# start of INPUT

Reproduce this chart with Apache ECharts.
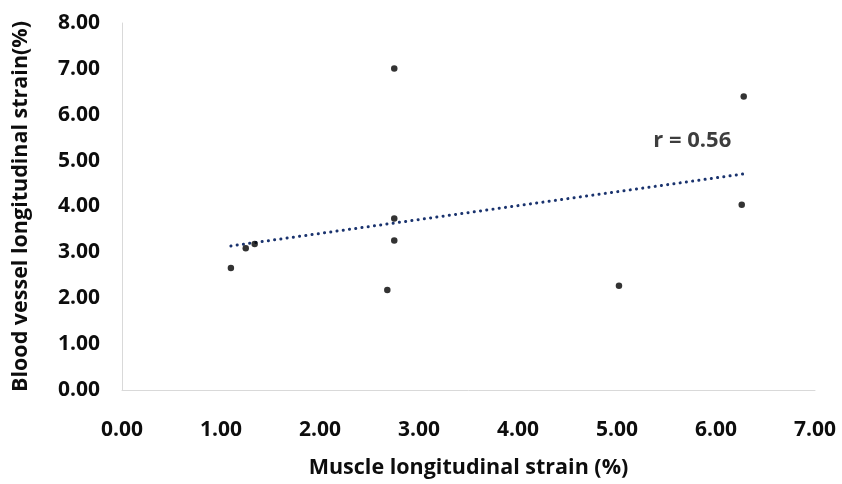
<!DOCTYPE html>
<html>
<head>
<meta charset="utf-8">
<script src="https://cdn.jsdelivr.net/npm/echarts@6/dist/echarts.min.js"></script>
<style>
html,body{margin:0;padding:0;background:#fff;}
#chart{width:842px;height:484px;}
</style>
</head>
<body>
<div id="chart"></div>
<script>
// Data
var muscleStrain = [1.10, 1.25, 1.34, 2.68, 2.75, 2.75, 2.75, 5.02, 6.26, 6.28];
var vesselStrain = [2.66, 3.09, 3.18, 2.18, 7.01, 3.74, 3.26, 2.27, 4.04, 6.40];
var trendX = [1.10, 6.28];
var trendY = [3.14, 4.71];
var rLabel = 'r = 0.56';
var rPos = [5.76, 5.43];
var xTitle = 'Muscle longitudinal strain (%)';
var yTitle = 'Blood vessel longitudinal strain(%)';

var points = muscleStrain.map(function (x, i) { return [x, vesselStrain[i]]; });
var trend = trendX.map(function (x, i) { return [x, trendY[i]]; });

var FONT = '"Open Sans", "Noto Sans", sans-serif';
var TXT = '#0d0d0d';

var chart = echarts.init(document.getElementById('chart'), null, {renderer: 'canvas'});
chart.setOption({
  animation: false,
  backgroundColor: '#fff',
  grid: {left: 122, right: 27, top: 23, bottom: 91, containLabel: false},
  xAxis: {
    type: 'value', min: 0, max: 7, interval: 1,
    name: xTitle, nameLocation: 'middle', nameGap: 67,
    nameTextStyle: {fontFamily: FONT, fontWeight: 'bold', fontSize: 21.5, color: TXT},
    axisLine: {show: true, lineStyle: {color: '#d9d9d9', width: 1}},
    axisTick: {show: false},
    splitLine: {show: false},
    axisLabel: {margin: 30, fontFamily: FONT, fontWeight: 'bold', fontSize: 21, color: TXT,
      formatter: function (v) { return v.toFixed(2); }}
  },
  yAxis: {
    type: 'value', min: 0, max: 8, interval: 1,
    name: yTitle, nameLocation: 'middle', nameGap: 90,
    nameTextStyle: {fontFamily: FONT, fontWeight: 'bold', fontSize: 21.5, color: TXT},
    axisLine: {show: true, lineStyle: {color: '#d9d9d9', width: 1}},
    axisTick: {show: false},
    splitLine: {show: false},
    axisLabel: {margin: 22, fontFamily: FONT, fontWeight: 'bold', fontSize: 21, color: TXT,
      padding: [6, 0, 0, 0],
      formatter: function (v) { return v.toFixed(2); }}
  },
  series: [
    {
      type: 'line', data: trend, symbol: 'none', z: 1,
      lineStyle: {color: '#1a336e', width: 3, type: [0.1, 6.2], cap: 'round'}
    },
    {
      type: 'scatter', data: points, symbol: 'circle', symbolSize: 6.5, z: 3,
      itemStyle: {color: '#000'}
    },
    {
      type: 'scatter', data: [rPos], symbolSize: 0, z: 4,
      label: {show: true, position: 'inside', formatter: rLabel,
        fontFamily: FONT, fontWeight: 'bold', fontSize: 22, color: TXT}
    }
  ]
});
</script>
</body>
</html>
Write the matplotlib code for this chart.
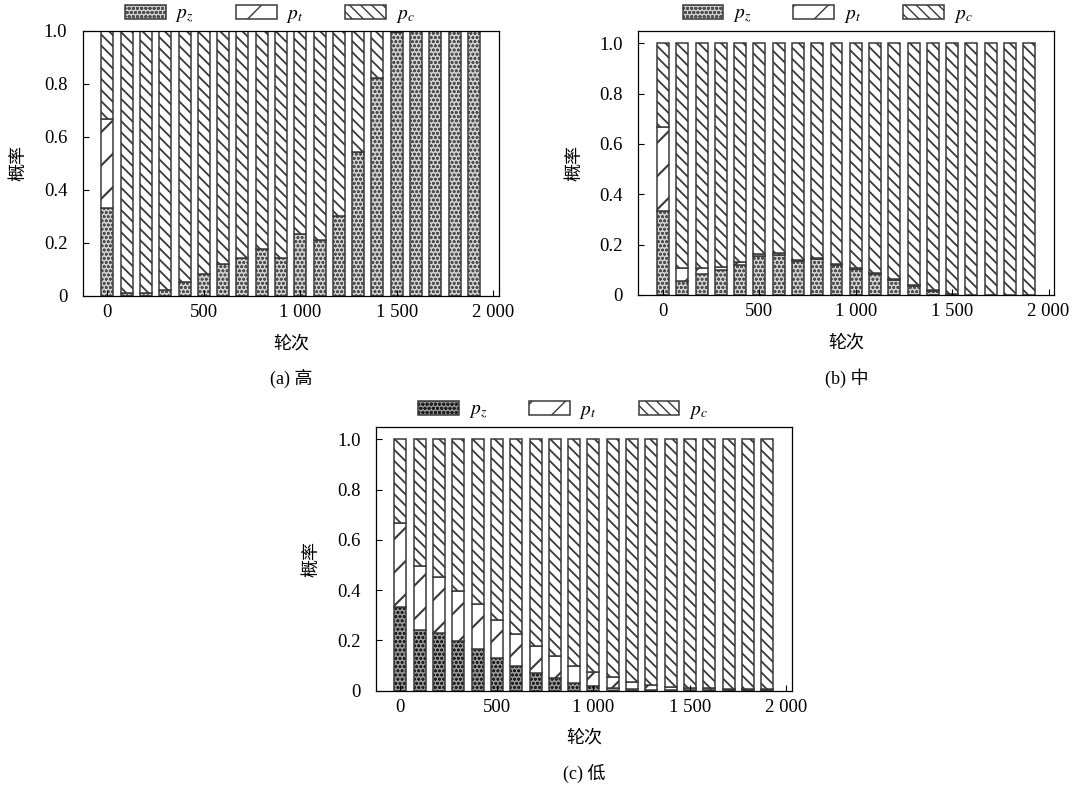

# end of INPUT

DIRECTIONS FOR THIS TASK:
Copy each line above precisely, dropping the pictures.

RESPONSE BELOW:
Reproduce this chart with Apache ECharts.
<!DOCTYPE html>
<html>
<head>
<meta charset="utf-8">
<script src="https://cdn.jsdelivr.net/npm/echarts@6/dist/echarts.min.js"></script>
<style>
html,body{margin:0;padding:0;background:#fff;}
#chart{width:842px;height:484px;}
</style>
</head>
<body>
<div id="chart"></div>
<script>
// Data
var muscleStrain = [1.10, 1.25, 1.34, 2.68, 2.75, 2.75, 2.75, 5.02, 6.26, 6.28];
var vesselStrain = [2.66, 3.09, 3.18, 2.18, 7.01, 3.74, 3.26, 2.27, 4.04, 6.40];
var trendX = [1.10, 6.28];
var trendY = [3.14, 4.71];
var rLabel = 'r = 0.56';
var rPos = [5.76, 5.43];
var xTitle = 'Muscle longitudinal strain (%)';
var yTitle = 'Blood vessel longitudinal strain(%)';

var points = muscleStrain.map(function (x, i) { return [x, vesselStrain[i]]; });
var trend = trendX.map(function (x, i) { return [x, trendY[i]]; });

var FONT = '"Open Sans", "Noto Sans", sans-serif';
var TXT = '#0d0d0d';

var chart = echarts.init(document.getElementById('chart'), null, {renderer: 'canvas'});
chart.setOption({
  animation: false,
  backgroundColor: '#fff',
  grid: {left: 122, right: 27, top: 23, bottom: 91, containLabel: false},
  xAxis: {
    type: 'value', min: 0, max: 7, interval: 1,
    name: xTitle, nameLocation: 'middle', nameGap: 67,
    nameTextStyle: {fontFamily: FONT, fontWeight: 'bold', fontSize: 21.5, color: TXT},
    axisLine: {show: true, lineStyle: {color: '#d9d9d9', width: 1}},
    axisTick: {show: false},
    splitLine: {show: false},
    axisLabel: {margin: 30, fontFamily: FONT, fontWeight: 'bold', fontSize: 21, color: TXT,
      formatter: function (v) { return v.toFixed(2); }}
  },
  yAxis: {
    type: 'value', min: 0, max: 8, interval: 1,
    name: yTitle, nameLocation: 'middle', nameGap: 90,
    nameTextStyle: {fontFamily: FONT, fontWeight: 'bold', fontSize: 21.5, color: TXT},
    axisLine: {show: true, lineStyle: {color: '#d9d9d9', width: 1}},
    axisTick: {show: false},
    splitLine: {show: false},
    axisLabel: {margin: 22, fontFamily: FONT, fontWeight: 'bold', fontSize: 21, color: TXT,
      padding: [6, 0, 0, 0],
      formatter: function (v) { return v.toFixed(2); }}
  },
  series: [
    {
      type: 'line', data: trend, symbol: 'none', z: 1,
      lineStyle: {color: '#1a336e', width: 3, type: [0.1, 6.2], cap: 'round'}
    },
    {
      type: 'scatter', data: points, symbol: 'circle', symbolSize: 6.5, z: 3,
      itemStyle: {color: '#000'}
    },
    {
      type: 'scatter', data: [rPos], symbolSize: 0, z: 4,
      label: {show: true, position: 'inside', formatter: rLabel,
        fontFamily: FONT, fontWeight: 'bold', fontSize: 22, color: TXT}
    }
  ]
});
</script>
</body>
</html>
Write the matplotlib code for this chart.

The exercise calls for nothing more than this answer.